Return the listing below unchanged, minus its pictures.

■ ■ ■

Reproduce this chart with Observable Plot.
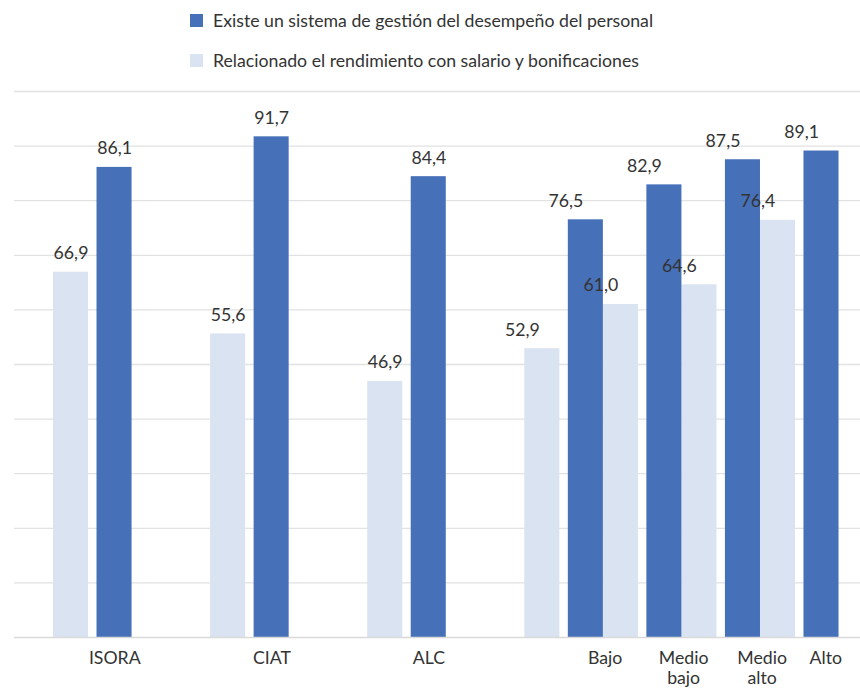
<!DOCTYPE html>
<html lang="es">
<head>
<meta charset="utf-8">
<script src="https://cdn.jsdelivr.net/npm/d3@7"></script>
<script src="https://cdn.jsdelivr.net/npm/@observablehq/plot@0.6"></script>
<style>
  html, body { margin: 0; padding: 0; background: #ffffff; }
  body { width: 860px; font-family: Lato, "Noto Sans", sans-serif; color: #333333; }
  .leyenda { height: 80px; padding-left: 190px; box-sizing: border-box; }
  .fila { display: flex; align-items: center; height: 40px; gap: 10px; font-size: 17.7px; }
  .muestra { width: 13px; height: 13px; flex: none; }
  #grafico svg { display: block; }
</style>
</head>
<body>
<div class="leyenda" id="leyenda"></div>
<div id="grafico"></div>
<script>
// Categorías: regiones y grupos de ingreso
const regiones = ["ISORA", "CIAT", "ALC"];
const ingresos = ["Bajo", "Medio bajo", "Medio alto", "Alto"];
const categorias = [...regiones, ...ingresos];
const etiquetasEje = ["ISORA", "CIAT", "ALC", "Bajo", "Medio\nbajo", "Medio\nalto", "Alto"];

// Porcentajes por serie
const existeSistema = [86.1, 91.7, 84.4, 76.5, 82.9, 87.5, 89.1];
const relacionadoSalario = [66.9, 55.6, 46.9, 52.9, 61.0, 64.6, 76.4];

// Nombres de las series y líneas de la cuadrícula
const series = [
  "Existe un sistema de gestión del desempeño del personal",
  "Relacionado el rendimiento con salario y bonificaciones"
];
const lineasGuia = [10, 20, 30, 40, 50, 60, 70, 80, 90, 100];

const azul = "#4670b8";
const celeste = "#dae3f1";

// Leyenda
const leyenda = document.getElementById("leyenda");
[[series[0], azul], [series[1], celeste]].forEach(([nombre, color]) => {
  const fila = document.createElement("div");
  fila.className = "fila";
  const muestra = document.createElement("span");
  muestra.className = "muestra";
  muestra.style.background = color;
  const texto = document.createElement("span");
  texto.textContent = nombre;
  fila.append(muestra, texto);
  leyenda.append(fila);
});

const filas = categorias.map((c, i) => ({
  categoria: c,
  etiqueta: etiquetasEje[i],
  existe: existeSistema[i],
  relacionado: relacionadoSalario[i],
  region: regiones.includes(c)
}));

// Cada región deja un hueco a su derecha; los grupos de ingreso van seguidos
const ranuras = [...regiones.flatMap(r => [r, r + "·hueco"]), ...ingresos];

const fmt = v => v.toFixed(1).replace(".", ",");
const esRegion = d => d.region;
const esIngreso = d => !d.region;
const texto = { fill: "#333333" };
const eje = { x: "categoria", text: "etiqueta", frameAnchor: "bottom", lineAnchor: "top", dy: 12, lineHeight: 1.15, fill: "#333333" };

const grafico = Plot.plot({
  width: 860,
  height: 609,
  marginTop: 11,
  marginBottom: 52,
  marginLeft: 14,
  marginRight: 0,
  style: { fontFamily: "Lato, 'Noto Sans', sans-serif", fontSize: "17.7px", color: "#333333", background: "#ffffff" },
  x: { domain: ranuras, paddingInner: 0, paddingOuter: 0.385, align: 0.645, round: false, axis: null },
  y: { domain: [0, 100], axis: null },
  marks: [
    Plot.ruleY(lineasGuia, { stroke: "#e2e2e2", strokeWidth: 1.3 }),
    Plot.barY(filas, { x: "categoria", y: "relacionado", fill: celeste, insetLeft: 0, insetRight: 43.5 }),
    Plot.barY(filas, { x: "categoria", y: "existe", fill: azul, insetLeft: 43.5, insetRight: 0 }),
    Plot.ruleY([0], { stroke: "#d9d9d9", strokeWidth: 1.5 }),

    // Valores sobre las barras
    Plot.text(filas, { ...texto, filter: esRegion, x: "categoria", y: "relacionado", text: d => fmt(d.relacionado), dx: -21.8, dy: -13, lineAnchor: "bottom" }),
    Plot.text(filas, { ...texto, filter: esRegion, x: "categoria", y: "existe", text: d => fmt(d.existe), dx: 21.8, dy: -13, lineAnchor: "bottom" }),
    Plot.text(filas, { ...texto, filter: esIngreso, x: "categoria", y: "relacionado", text: d => fmt(d.relacionado), dx: -41.8, dy: -13, lineAnchor: "bottom" }),
    Plot.text(filas, { ...texto, filter: esIngreso, x: "categoria", y: "existe", text: d => fmt(d.existe), dx: 1.8, dy: -13, lineAnchor: "bottom" }),

    // Etiquetas del eje de categorías
    Plot.text(filas, { ...eje, filter: esRegion, dx: 22 }),
    Plot.text(filas, { ...eje, filter: d => !d.region && d.categoria !== "Alto", dx: 41 }),
    Plot.text(filas, { ...eje, filter: d => d.categoria === "Alto", dx: 26 })
  ]
});

document.getElementById("grafico").append(grafico);
</script>
</body>
</html>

■ ■ ■

● Expected answer
Reproduce this chart with Observable Plot.
<!DOCTYPE html>
<html lang="es">
<head>
<meta charset="utf-8">
<script src="https://cdn.jsdelivr.net/npm/d3@7"></script>
<script src="https://cdn.jsdelivr.net/npm/@observablehq/plot@0.6"></script>
<style>
  html, body { margin: 0; padding: 0; background: #ffffff; }
  body { width: 860px; font-family: Lato, "Noto Sans", sans-serif; color: #333333; }
  .leyenda { height: 80px; padding-left: 190px; box-sizing: border-box; }
  .fila { display: flex; align-items: center; height: 40px; gap: 10px; font-size: 17.7px; }
  .muestra { width: 13px; height: 13px; flex: none; }
  #grafico svg { display: block; }
</style>
</head>
<body>
<div class="leyenda" id="leyenda"></div>
<div id="grafico"></div>
<script>
// Categorías: regiones y grupos de ingreso
const regiones = ["ISORA", "CIAT", "ALC"];
const ingresos = ["Bajo", "Medio bajo", "Medio alto", "Alto"];
const categorias = [...regiones, ...ingresos];
const etiquetasEje = ["ISORA", "CIAT", "ALC", "Bajo", "Medio\nbajo", "Medio\nalto", "Alto"];

// Porcentajes por serie
const existeSistema = [86.1, 91.7, 84.4, 76.5, 82.9, 87.5, 89.1];
const relacionadoSalario = [66.9, 55.6, 46.9, 52.9, 61.0, 64.6, 76.4];

// Nombres de las series y líneas de la cuadrícula
const series = [
  "Existe un sistema de gestión del desempeño del personal",
  "Relacionado el rendimiento con salario y bonificaciones"
];
const lineasGuia = [10, 20, 30, 40, 50, 60, 70, 80, 90, 100];

const azul = "#4670b8";
const celeste = "#dae3f1";

// Leyenda
const leyenda = document.getElementById("leyenda");
[[series[0], azul], [series[1], celeste]].forEach(([nombre, color]) => {
  const fila = document.createElement("div");
  fila.className = "fila";
  const muestra = document.createElement("span");
  muestra.className = "muestra";
  muestra.style.background = color;
  const texto = document.createElement("span");
  texto.textContent = nombre;
  fila.append(muestra, texto);
  leyenda.append(fila);
});

const filas = categorias.map((c, i) => ({
  categoria: c,
  etiqueta: etiquetasEje[i],
  existe: existeSistema[i],
  relacionado: relacionadoSalario[i],
  region: regiones.includes(c)
}));

// Cada región deja un hueco a su derecha; los grupos de ingreso van seguidos
const ranuras = [...regiones.flatMap(r => [r, r + "·hueco"]), ...ingresos];

const fmt = v => v.toFixed(1).replace(".", ",");
const esRegion = d => d.region;
const esIngreso = d => !d.region;
const texto = { fill: "#333333" };
const eje = { x: "categoria", text: "etiqueta", frameAnchor: "bottom", lineAnchor: "top", dy: 12, lineHeight: 1.15, fill: "#333333" };

const grafico = Plot.plot({
  width: 860,
  height: 609,
  marginTop: 11,
  marginBottom: 52,
  marginLeft: 14,
  marginRight: 0,
  style: { fontFamily: "Lato, 'Noto Sans', sans-serif", fontSize: "17.7px", color: "#333333", background: "#ffffff" },
  x: { domain: ranuras, paddingInner: 0, paddingOuter: 0.385, align: 0.645, round: false, axis: null },
  y: { domain: [0, 100], axis: null },
  marks: [
    Plot.ruleY(lineasGuia, { stroke: "#e2e2e2", strokeWidth: 1.3 }),
    Plot.barY(filas, { x: "categoria", y: "relacionado", fill: celeste, insetLeft: 0, insetRight: 43.5 }),
    Plot.barY(filas, { x: "categoria", y: "existe", fill: azul, insetLeft: 43.5, insetRight: 0 }),
    Plot.ruleY([0], { stroke: "#d9d9d9", strokeWidth: 1.5 }),

    // Valores sobre las barras
    Plot.text(filas, { ...texto, filter: esRegion, x: "categoria", y: "relacionado", text: d => fmt(d.relacionado), dx: -21.8, dy: -13, lineAnchor: "bottom" }),
    Plot.text(filas, { ...texto, filter: esRegion, x: "categoria", y: "existe", text: d => fmt(d.existe), dx: 21.8, dy: -13, lineAnchor: "bottom" }),
    Plot.text(filas, { ...texto, filter: esIngreso, x: "categoria", y: "relacionado", text: d => fmt(d.relacionado), dx: -41.8, dy: -13, lineAnchor: "bottom" }),
    Plot.text(filas, { ...texto, filter: esIngreso, x: "categoria", y: "existe", text: d => fmt(d.existe), dx: 1.8, dy: -13, lineAnchor: "bottom" }),

    // Etiquetas del eje de categorías
    Plot.text(filas, { ...eje, filter: esRegion, dx: 22 }),
    Plot.text(filas, { ...eje, filter: d => !d.region && d.categoria !== "Alto", dx: 41 }),
    Plot.text(filas, { ...eje, filter: d => d.categoria === "Alto", dx: 26 })
  ]
});

document.getElementById("grafico").append(grafico);
</script>
</body>
</html>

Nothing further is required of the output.